Un cambio de horarios en la red ferroviaria es, al parecer, un problema muy complejo. El que se producirá a principios de diciembre en Francia afectará a 15.000 trenes, 100.000 ferroviarios y a una legión de maquinistas. Hay que reparar el viario y acoplar el ir y venir de las unidades atendiendo a la demanda del público y a las circunstancias de la estación invernal, una operación de bigotes que le va a ahorrar al Estado este año de gracia la tradicional huelga de mediados de ese mes y, de paso, beneficiará sus arcas en la medida en que los nuevos horarios impedirán, por lo visto, las eventuales devoluciones habituales en las líneas de alta velocidad. Los trenes son una cosa muy seria que, curiosamente, parece que se ajustan mejor bajo la férula de las dictaduras que en el pleno pulmón de las democracias. Mussolini acabó de hipnotizar a los italianos con aquella gestión ferroviaria que logró la más absoluta puntualidad de los trenes en un país en el que –como en España hasta hace poco– los retrasos eran la norma y la puntualidad la excepción. En España sería otro dictador, Primo de Rivera, el que pusiera orden en el laberinto de nuestras vías y, ya puestos, consiguiera también que nuestros convoyes arribaran a tiempo por primera vez en su historia por entonces breve, y la verdad es que la actual revolución de la alta velocidad se está encajando mejor o peor en aquel enredijo trazado bajo el denostado espadón que fue el mismo, todo hay que decirlo, que creó las Confederaciones Hidrográficas ahora en danza por los caprichos autonómicos. Hay poblaciones entusiasmadas con los actuales progresos de nuestros trenes mientras otras se quejan de que esas flechas imparables diseccionan el territorio aislando a los que quedan a trasmano del tiralíneas, en la medida en que esos trazados conectan lo lejano pero aíslan lo próximo, gran problema que de momento no parece tener solución en ninguno de los países (Japón, Italia, Francia…) que han optado por la vía rápida.

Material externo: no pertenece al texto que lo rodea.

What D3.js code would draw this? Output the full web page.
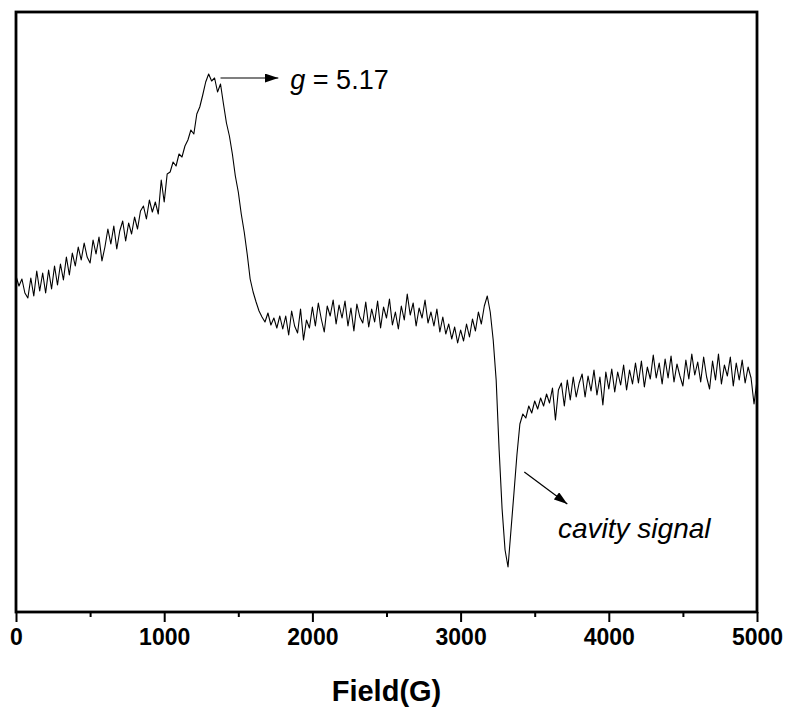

No se dice mucho, pero parece evidente que, igual que ocurriera en el XIX, con Isabel II en nuestro caso, la revolución del tren se ha erigido en uno de los grandes motores del desarrollo, como lo prueba que su paralización temporal a causa de la crisis, ha disparado la estadística del paro en vastas zonas del territorio nacional. Aunque ya se verá por dónde sale el negocio una vez que se remansen las aguas y desaparezcan las excusas para emprender o rematar ese AVE que, en plan Rey Mago, nuestros políticos han ido prometiendo provincia por provincia. Y ya veremos cómo se organiza el tráfico en la enrevesada retícula final que esas promesas implican.
Convénzase, don ja, nole va al personal el estímulo pensante. Por mi modesta parte, creo que la columna de hoy merecía más atención en el Casino.
Lo del tren y las dictaduras se explica fácil, me parece a mí. Aquellas son muy dadas a las obras de infraestructura, carreteras, pantanos y demás construcciones porque son su idea del progreso material. Pero nada justifica una dictadura, ni siquiera la puntualidad.